I certainly feel that they should embrace an open infrastructure. Historically, banks have actually been at the forefront of the information technologies. Who were IBM's biggest customers in the '60s and '70s? They were banks, and then came the large industries. They have built, over decades, very sophisticated, proprietary infrastructures for their own purposes - the SWIFT network is a prime example.
And now, the IT revolution exists in a more advanced state, outside the banks, and I think they are experiencing difficulties in reconciling these two networks. There's a concern over privacy and secrecy, and proprietary networks within the banks, not to mention relationships between them and the regulators.
Most of the banks I talk to tell me, look, we have our own infrastructure, which works well - why should we invest in another, public infrastructure that is going to undermine our own networks? If everybody can suddenly transfer funds electronically and instantly, then what is the purpose of SWIFT? If everybody can receive money on their mobile phone, then what is the purpose of the credit card? Why should we restrict the credit card to merchants, which are vetted and risk-assessed all the time, if suddenly you give that capability to the general public?
So they'd rather stay on their existing networks. That's the sense I have of it. But you do get some banks that invest in enhanced capabilities and the simplification of the relationship with the general public. For example, some banks are deploying simplified peer-to-peer payment capabilities and their customers are delighted.
What, in your opinion, are the largest avoidable costs associated with a payments processing infrastructure?
Today, most electronic retail payments go through card networks and associations, such as Visa and MasterCard, or some national schemes. These card networks were designed in an age when the trust had to be conveyed through tangible means - namely, the card itself, the magnetic stripe on it and the devices at point of sale. This was all very expensive and costly, but it was worth it because it was a way to convey trust between people.
Today, we have the same need for trust, but the means of delivering of it can be made faster, cheaper and more convenient while remaining secure, thanks to ubiquitous online technology.
For instance, if we move to real-time authorisation of all transactions in an open network, then we considerably reduce the risk. And if we reduce risk upfront, then we can reduce the fees associated with that, and also the number of intermediaries between the payer and the payee.
In the time that has elapsed since you set up Mobino, the mobile payments industry has continued to transform. Are there any prevailing trends that you see shaping the sector in the coming years?
I think we are only at the beginning of a massive shift towards electronic transactions that are settled in real time. That will play out over the next ten or 15 years, at least - it takes a generation to change habits. There are many initiatives, as large and small players are moving into this area, but the landscape is undergoing a monumental shift which makes it hard to predict the winners.
It reminds me of what happened in the telecoms industry in 1980s. At that time, it was vertically integrated and you had suppliers that had a monopoly on everything from the physical phones to the billing schemes.
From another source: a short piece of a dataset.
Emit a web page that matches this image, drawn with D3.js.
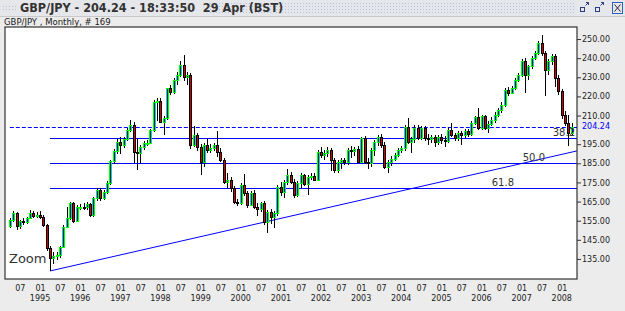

Banks and payment networks find themselves in a similar situation today. But, over the last 20 years, we've seen the world of telecoms totally rearranged, with new players gaining access to the network, and new payment models. Now, it's comprised instead of a galaxy of suppliers, who are specialised at one layer or another. It's been totally transformed.
The finance industry is still in the very early stages of this, but I think it is going to follow suit. We are at the stage where the big monopolies are being fragmented and decentralised, and new entrants have the chance to compete. I'm very interested in the legal development in Europe, where, with the Payment Services Directive and the e-money regulation, the regulators are trying to provide a level playing field so that new entrants can compete with the incumbents.